Shaun of the Dead and Hot Fuzz were vibrant balls out movies. Fresh and innovative, they spoke across the generations, specifically the 20s/early 30s slackers I grant you, but they also appealed to kids obsessed with zombies and comedic violence. As spoofs of such genres they offered little more and they didn't need to; they were perfect and did just what was required of them.
But The World's End is a film about a different generation, the generation Pegg et al now find themselves in, a generation I'm about 5 or so years shy of, and yet I found myself empathising utterly. Perhaps because I was literally a child of the 80s and 90s and perhaps because I was of the Spaced generation. As such, I feel the large teen following who have grew up with Shaun and Fuzz were a bit surprised and bemused to find an elegiac tone to the finale, but I think it is decidedly fitting in two ways; one, of course they should concern themselves with their own age and experience and two, a finale of anything is just the right time for an elegy.

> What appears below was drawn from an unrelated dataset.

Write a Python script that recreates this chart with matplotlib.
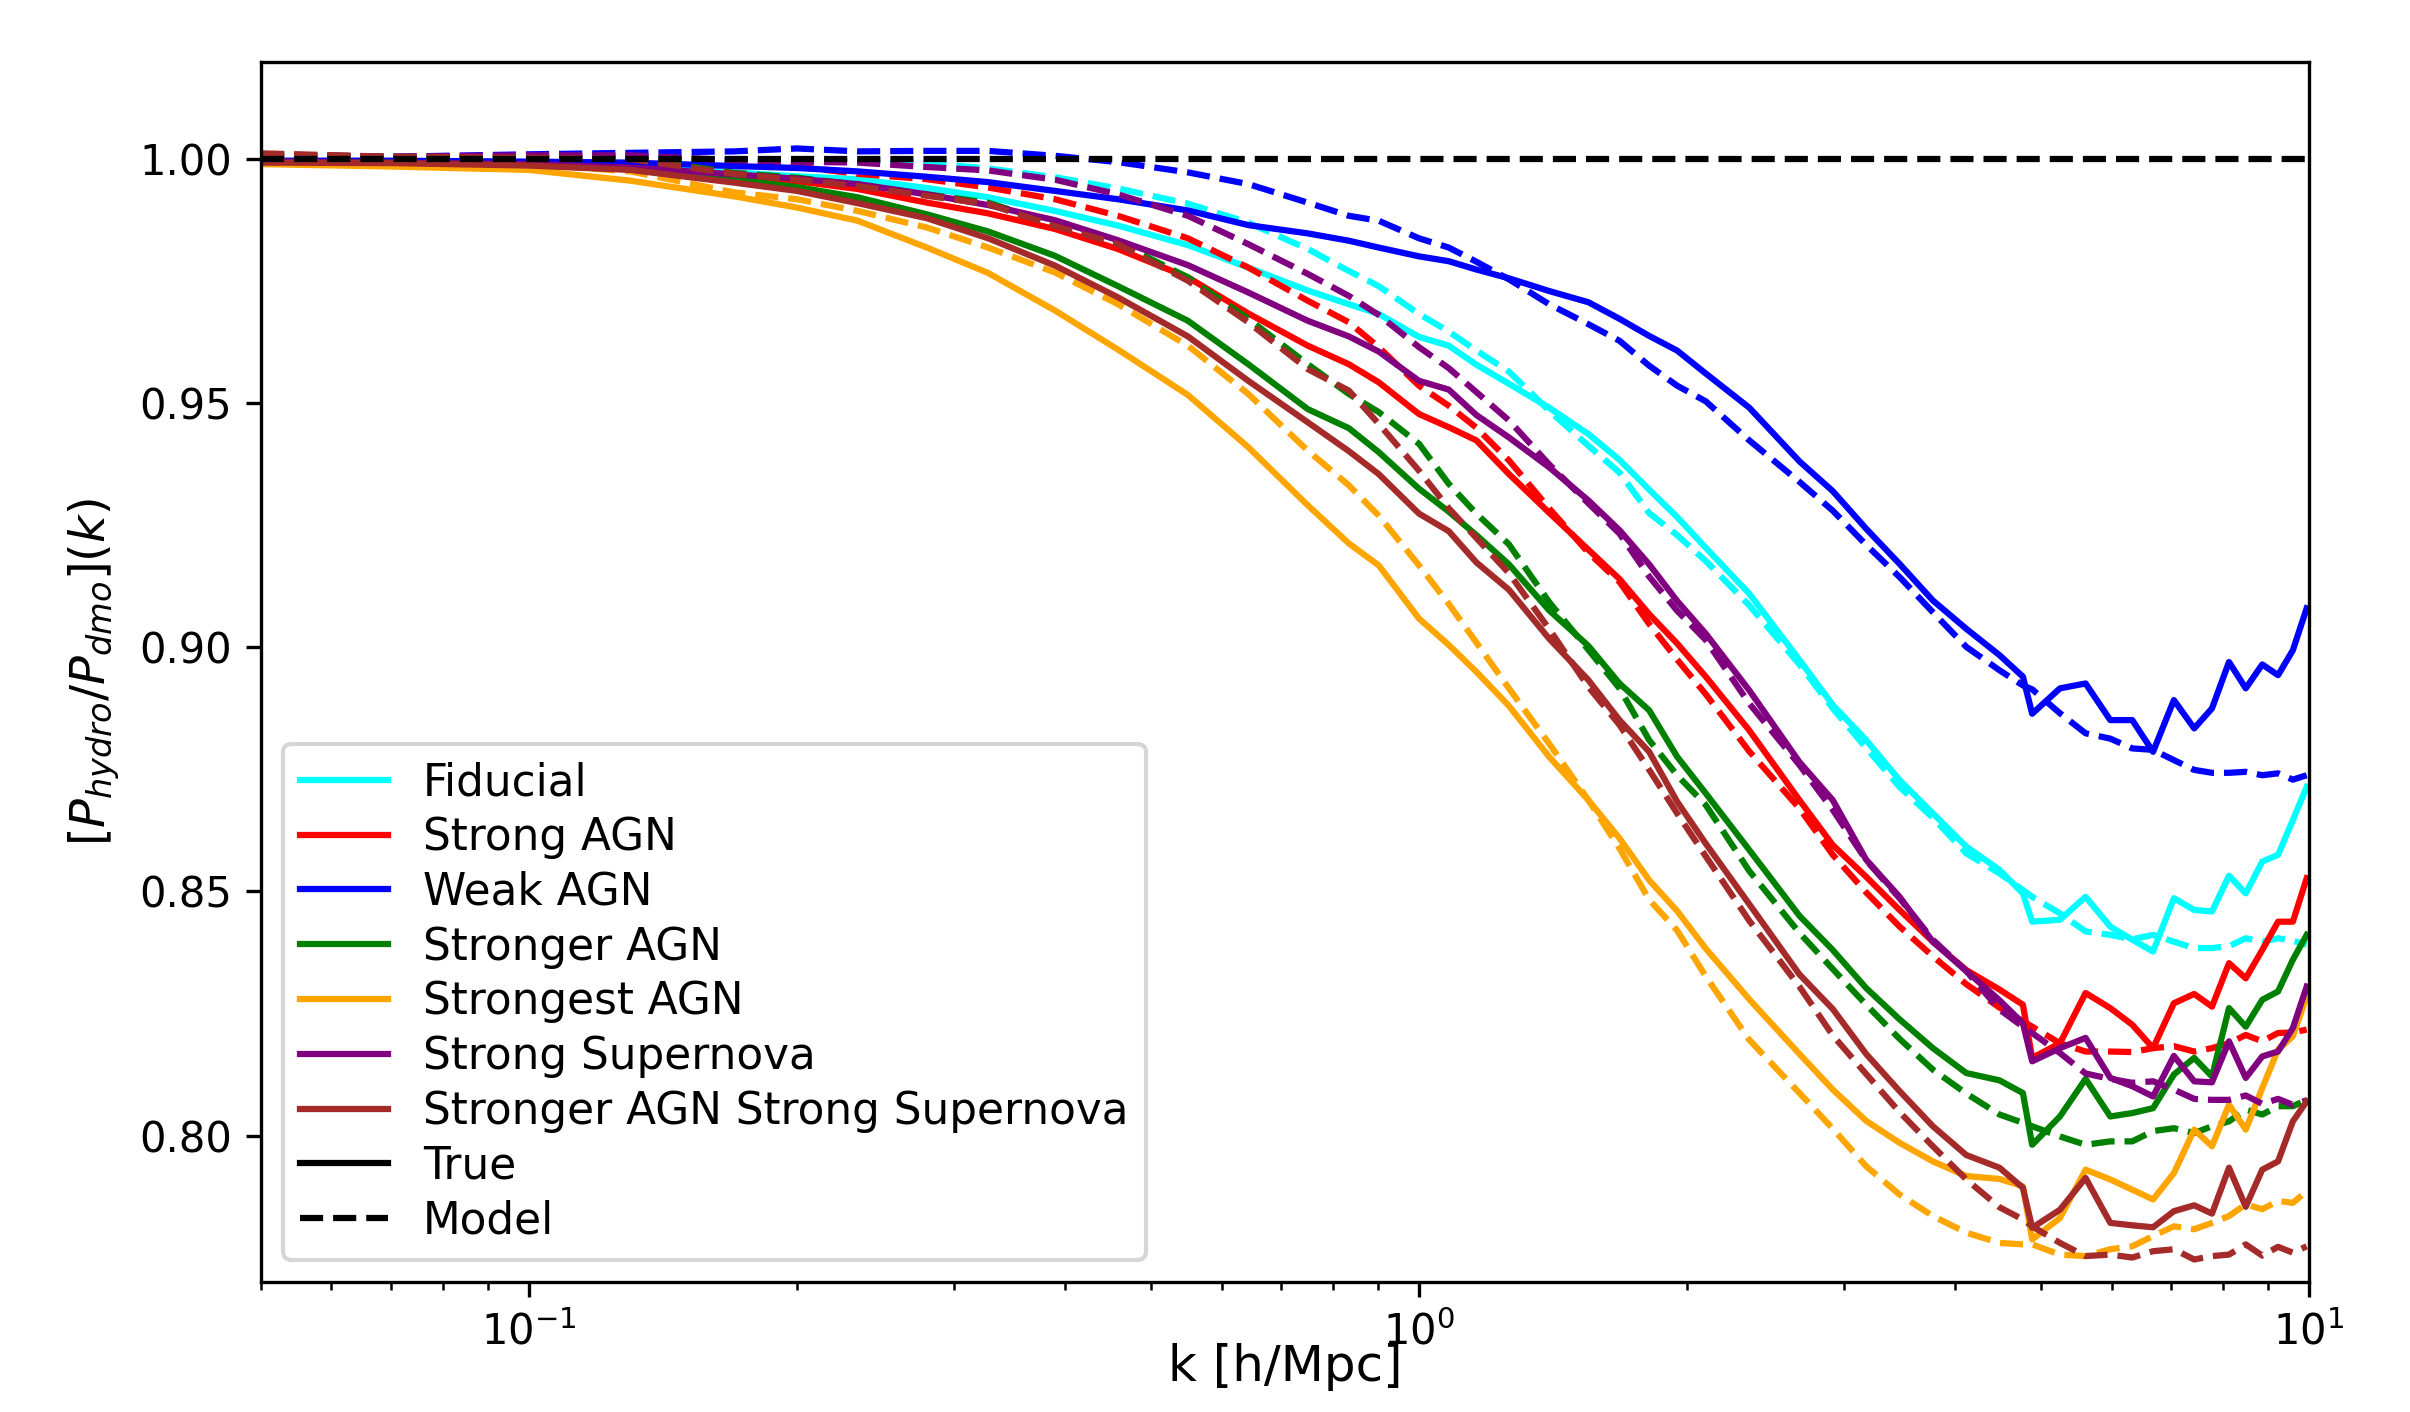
import matplotlib
matplotlib.use("Agg")
import matplotlib.pyplot as plt
from matplotlib.lines import Line2D

# wavenumbers k [h/Mpc]
k = [0.05, 0.07, 0.1, 0.13, 0.17, 0.2, 0.234, 0.28, 0.328, 0.39, 0.459, 0.55, 0.643, 0.75, 0.834,
     0.901, 1.0, 1.08, 1.16, 1.262, 1.4, 1.55, 1.68, 1.814, 1.95, 2.1, 2.35, 2.676, 2.917, 3.18,
     3.467, 3.779, 4.12, 4.49, 4.77, 4.886, 5.25, 5.61, 5.98, 6.33, 6.68, 7.05, 7.43, 7.78, 8.13,
     8.49, 8.86, 9.23, 9.59, 9.94]

names = ["Fiducial", "Strong AGN", "Weak AGN", "Stronger AGN", "Strongest AGN",
         "Strong Supernova", "Stronger AGN Strong Supernova"]
colors = ["cyan", "red", "blue", "green", "orange", "purple", "brown"]

fiducial_true = [0.9995, 0.9993, 0.9990, 0.9985, 0.9973, 0.9965, 0.9959, 0.9941, 0.9922, 0.9894, 0.9864,
                 0.9824, 0.9778, 0.9731, 0.9703, 0.9683, 0.9636, 0.9618, 0.9579, 0.9540, 0.9491, 0.9437,
                 0.9384, 0.9323, 0.9267, 0.9204, 0.9110, 0.8974, 0.8882, 0.8810, 0.8728, 0.8660, 0.8592,
                 0.8544, 0.8496, 0.8438, 0.8442, 0.8489, 0.8428, 0.8401, 0.8377, 0.8486, 0.8462, 0.8459,
                 0.8532, 0.8496, 0.8561, 0.8575, 0.8646, 0.8714]
fiducial_model = [1.0005, 1.0003, 1.0002, 1.0005, 0.9998, 1.0000, 0.9997, 0.9992, 0.9981, 0.9963, 0.9940,
                  0.9909, 0.9870, 0.9816, 0.9771, 0.9740, 0.9683, 0.9647, 0.9608, 0.9565, 0.9485, 0.9413,
                  0.9358, 0.9275, 0.9230, 0.9177, 0.9086, 0.8965, 0.8875, 0.8794, 0.8714, 0.8651, 0.8578,
                  0.8537, 0.8503, 0.8489, 0.8455, 0.8418, 0.8411, 0.8402, 0.8411, 0.8397, 0.8384, 0.8384,
                  0.8388, 0.8404, 0.8397, 0.8404, 0.8399, 0.8391]

strong_agn_true = [0.9995, 0.9993, 0.9988, 0.9982, 0.9966, 0.9955, 0.9939, 0.9911, 0.9889, 0.9857, 0.9816,
                   0.9758, 0.9684, 0.9618, 0.9580, 0.9543, 0.9478, 0.9451, 0.9424, 0.9355, 0.9276, 0.9200,
                   0.9140, 0.9068, 0.9008, 0.8940, 0.8830, 0.8687, 0.8595, 0.8530, 0.8462, 0.8397, 0.8339,
                   0.8299, 0.8268, 0.8159, 0.8189, 0.8292, 0.8261, 0.8227, 0.8179, 0.8271, 0.8290, 0.8264,
                   0.8353, 0.8322, 0.8380, 0.8438, 0.8438, 0.8527]
strong_agn_model = [1.0005, 1.0003, 1.0003, 1.0003, 0.9986, 0.9985, 0.9970, 0.9959, 0.9942, 0.9918, 0.9884,
                    0.9838, 0.9778, 0.9710, 0.9666, 0.9615, 0.9536, 0.9495, 0.9450, 0.9383, 0.9285, 0.9194,
                    0.9134, 0.9048, 0.8975, 0.8904, 0.8787, 0.8670, 0.8575, 0.8498, 0.8428, 0.8367, 0.8310,
                    0.8262, 0.8234, 0.8223, 0.8189, 0.8172, 0.8172, 0.8171, 0.8179, 0.8183, 0.8172, 0.8179,
                    0.8189, 0.8206, 0.8193, 0.8210, 0.8211, 0.8217]

weak_agn_true = [0.9997, 0.9997, 0.9995, 0.9993, 0.9986, 0.9982, 0.9975, 0.9964, 0.9953, 0.9935, 0.9918,
                 0.9895, 0.9865, 0.9848, 0.9833, 0.9819, 0.9801, 0.9791, 0.9774, 0.9756, 0.9730, 0.9707,
                 0.9673, 0.9638, 0.9608, 0.9561, 0.9491, 0.9381, 0.9320, 0.9243, 0.9171, 0.9096, 0.9038,
                 0.8984, 0.8940, 0.8864, 0.8916, 0.8926, 0.8851, 0.8851, 0.8786, 0.8892, 0.8834, 0.8875,
                 0.8970, 0.8916, 0.8965, 0.8943, 0.8994, 0.9080]
weak_agn_model = [1.0008, 1.0005, 1.0010, 1.0013, 1.0016, 1.0022, 1.0016, 1.0017, 1.0017, 1.0007, 0.9994,
                  0.9973, 0.9949, 0.9911, 0.9884, 0.9874, 0.9838, 0.9819, 0.9790, 0.9754, 0.9703, 0.9662,
                  0.9628, 0.9577, 0.9536, 0.9504, 0.9424, 0.9339, 0.9280, 0.9210, 0.9144, 0.9072, 0.9001,
                  0.8953, 0.8922, 0.8914, 0.8865, 0.8824, 0.8813, 0.8793, 0.8790, 0.8769, 0.8749, 0.8743,
                  0.8743, 0.8745, 0.8738, 0.8742, 0.8729, 0.8738]

stronger_agn_true = [0.9995, 0.9993, 0.9988, 0.9980, 0.9959, 0.9943, 0.9922, 0.9887, 0.9852, 0.9802, 0.9740,
                     0.9669, 0.9580, 0.9488, 0.9449, 0.9400, 0.9325, 0.9278, 0.9230, 0.9170, 0.9076, 0.9003,
                     0.8926, 0.8871, 0.8776, 0.8701, 0.8585, 0.8450, 0.8380, 0.8302, 0.8238, 0.8179, 0.8128,
                     0.8113, 0.8087, 0.7981, 0.8039, 0.8116, 0.8039, 0.8046, 0.8056, 0.8125, 0.8159, 0.8121,
                     0.8261, 0.8223, 0.8278, 0.8295, 0.8360, 0.8411]
stronger_agn_model = [1.0010, 1.0005, 1.0005, 1.0003, 0.9972, 0.9962, 0.9948, 0.9928, 0.9911, 0.9867, 0.9829,
                      0.9758, 0.9673, 0.9580, 0.9519, 0.9482, 0.9417, 0.9335, 0.9274, 0.9211, 0.9093, 0.8995,
                      0.8916, 0.8810, 0.8738, 0.8677, 0.8542, 0.8415, 0.8341, 0.8268, 0.8198, 0.8135, 0.8086,
                      0.8043, 0.8026, 0.8019, 0.7998, 0.7981, 0.7988, 0.7988, 0.8009, 0.8015, 0.8005, 0.8019,
                      0.8029, 0.8053, 0.8043, 0.8060, 0.8060, 0.8073]

strongest_agn_true = [0.9990, 0.9985, 0.9978, 0.9956, 0.9924, 0.9901, 0.9874, 0.9819, 0.9767, 0.9690, 0.9610,
                      0.9517, 0.9410, 0.9291, 0.9213, 0.9168, 0.9059, 0.9005, 0.8950, 0.8880, 0.8776, 0.8687,
                      0.8609, 0.8523, 0.8460, 0.8383, 0.8279, 0.8167, 0.8094, 0.8030, 0.7985, 0.7947, 0.7917,
                      0.7911, 0.7896, 0.7787, 0.7831, 0.7930, 0.7910, 0.7889, 0.7869, 0.7923, 0.8012, 0.7978,
                      0.8063, 0.8012, 0.8097, 0.8176, 0.8203, 0.8285]
strongest_agn_model = [1.0005, 1.0000, 0.9990, 0.9975, 0.9932, 0.9918, 0.9894, 0.9860, 0.9819, 0.9768, 0.9703,
                       0.9618, 0.9519, 0.9403, 0.9332, 0.9270, 0.9168, 0.9089, 0.9010, 0.8916, 0.8803, 0.8687,
                       0.8588, 0.8483, 0.8420, 0.8326, 0.8196, 0.8087, 0.8014, 0.7937, 0.7879, 0.7835, 0.7801,
                       0.7780, 0.7777, 0.7777, 0.7756, 0.7753, 0.7767, 0.7773, 0.7794, 0.7814, 0.7808, 0.7821,
                       0.7835, 0.7859, 0.7849, 0.7866, 0.7862, 0.7886]

strong_sn_true = [0.9995, 0.9993, 0.9990, 0.9983, 0.9969, 0.9960, 0.9949, 0.9928, 0.9906, 0.9875, 0.9834,
                  0.9783, 0.9727, 0.9669, 0.9637, 0.9606, 0.9546, 0.9528, 0.9476, 0.9430, 0.9369, 0.9301,
                  0.9240, 0.9170, 0.9095, 0.9028, 0.8912, 0.8765, 0.8687, 0.8565, 0.8489, 0.8397, 0.8337,
                  0.8277, 0.8230, 0.8152, 0.8179, 0.8200, 0.8118, 0.8101, 0.8080, 0.8163, 0.8111, 0.8109,
                  0.8193, 0.8118, 0.8162, 0.8172, 0.8220, 0.8305]
strong_sn_model = [1.0010, 1.0005, 1.0008, 1.0008, 0.9998, 0.9995, 0.9993, 0.9984, 0.9977, 0.9958, 0.9928,
                   0.9884, 0.9826, 0.9765, 0.9720, 0.9681, 0.9615, 0.9572, 0.9523, 0.9465, 0.9375, 0.9295,
                   0.9233, 0.9145, 0.9075, 0.9015, 0.8885, 0.8759, 0.8667, 0.8564, 0.8486, 0.8401, 0.8337,
                   0.8258, 0.8223, 0.8210, 0.8169, 0.8127, 0.8116, 0.8108, 0.8111, 0.8094, 0.8075, 0.8073,
                   0.8073, 0.8082, 0.8065, 0.8075, 0.8063, 0.8072]

agn_sn_true = [0.9993, 0.9992, 0.9987, 0.9978, 0.9952, 0.9935, 0.9910, 0.9879, 0.9838, 0.9782, 0.9717,
               0.9637, 0.9546, 0.9461, 0.9402, 0.9355, 0.9274, 0.9238, 0.9174, 0.9118, 0.9018, 0.8933,
               0.8851, 0.8786, 0.8684, 0.8598, 0.8474, 0.8330, 0.8259, 0.8167, 0.8091, 0.8019, 0.7960,
               0.7934, 0.7893, 0.7811, 0.7848, 0.7913, 0.7821, 0.7816, 0.7812, 0.7845, 0.7857, 0.7840,
               0.7934, 0.7854, 0.7930, 0.7947, 0.8029, 0.8070]
agn_sn_model = [1.0012, 1.0005, 1.0003, 1.0000, 0.9970, 0.9958, 0.9945, 0.9925, 0.9908, 0.9863, 0.9826,
                0.9751, 0.9666, 0.9570, 0.9526, 0.9458, 0.9362, 0.9285, 0.9224, 0.9152, 0.9038, 0.8919,
                0.8841, 0.8749, 0.8660, 0.8572, 0.8440, 0.8305, 0.8205, 0.8126, 0.8048, 0.7978, 0.7910,
                0.7853, 0.7828, 0.7814, 0.7780, 0.7753, 0.7756, 0.7750, 0.7763, 0.7767, 0.7746, 0.7753,
                0.7756, 0.7777, 0.7754, 0.7772, 0.7760, 0.7773]

true_series = [fiducial_true, strong_agn_true, weak_agn_true, stronger_agn_true,
               strongest_agn_true, strong_sn_true, agn_sn_true]
model_series = [fiducial_model, strong_agn_model, weak_agn_model, stronger_agn_model,
                strongest_agn_model, strong_sn_model, agn_sn_model]

fig = plt.figure(figsize=(2410 / 300, 1412 / 300), dpi=300)
ax = fig.add_axes([0.1083, 0.0921, 0.8498, 0.8643])

for name, c, t, m in zip(names, colors, true_series, model_series):
    ax.plot(k, t, color=c, lw=1.5, label=name)
    ax.plot(k, m, color=c, lw=1.5, ls="--")

ax.axhline(1.0, color="black", ls="--", lw=1.5)

ax.set_xscale("log")
ax.set_xlim(0.05, 10)
ax.set_ylim(0.77, 1.02)
ax.set_yticks([0.80, 0.85, 0.90, 0.95, 1.00])
ax.tick_params(labelsize=10)
ax.set_xlabel("k [h/Mpc]", fontsize=12)
ax.xaxis.set_label_coords(0.5, -0.05)
ax.set_ylabel(r"$[P_{hydro}/P_{dmo}](k)$", fontsize=11.5)

handles, labels = ax.get_legend_handles_labels()
handles += [Line2D([0], [0], color="black", lw=1.5),
            Line2D([0], [0], color="black", lw=1.5, ls="--")]
labels += ["True", "Model"]
ax.legend(handles, labels, loc="lower left", fontsize=10.5, labelspacing=0.27)

fig.savefig("out.png", dpi=300)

I loved the characters, I know those characters. I hate to say it but I saw a little bit of myself in the overcoat wearing permanent adolescent that is Gary King. I'm 34, I'm single and I've watched my friends fall in love, marry, buy a house, have kids, split up and divorce over the years whilst I remain in a loop at that first category. And I loved the allusions and references that litter the film. It's something the trio have been doing ever since Spaced and I do believe it reached quite a pinnacle here with references not just to their previous works but also to King Arthur - as any student of Malory will surely appreciate 'the once and future king' tag so in tune with the surnames - the folkloric social myths of pub crawls and drinking/pub vernacular throughout ('empties' and the fear of well loved placed being 'starbucked') all played out against plot trappings worthy of John Wyndham. I also liked the subtle hints and digs towards the new towns of Herts the film was shot in and how, in the final moments, Goth rock loving King's little band resembles Stevenage's finest (not much that is fine in that town eh?) The Fields of Nephilim! Which also reminds me; Fucking excellent soundtrack....seriously, the tracks of my years. When The Sundays kicked in I was in heaven...shame Pierce Brosnan had to drawl on all over it mind with his voice like a goose farting in the fog.
I also wonder if this one, dealing as it does so specifically with British life harking back to the early 90s, alienated (pun not intended) some fans across the pond who may have felt lost at some of the references, pub culture or the soundtrack.
It's not a perfect movie, and I can see why some are critical, I'm not sure the Terry Gilliam-esque finale in which our heroes stand before the disembodied voice of Bill Nighy as a greater alien intelligence (who has, rather satisfyingly, been responsible for all our technological advancements) truly works and I actually felt less concerned for the fates of some characters than I did back in Shaun strangely. I also feel that, on the whole, Frost always plays a better fool than Pegg does. He seems more suited to the role of the guy who will lead someone astray, so the comedic persona swap here wasn't as successful or believable, though it was perhaps understandable - Pegg now being a bigger box office name may mean a desire for him to have the better gags/more to do.
I waited some time before watching this, largely because of some reviews and word of mouth, and now I rather wish I hadn't. As with Shaun of The Dead and Hot Fuzz before it (and specifically Shaun, as this feels the closest to that movie, indeed it could easily have been a sequel to it - Shaun, dumped remains adrift in his adult juvenalia) it's a rip roaring comedic ride. It's the end of an era though, and perhaps seeing Steve Oram and Alice Lowe in cameos here - having previously starred in and written the Edgar Wright produced, Ben Wheatley comedy Sightseers points to the next era of Britcom on film.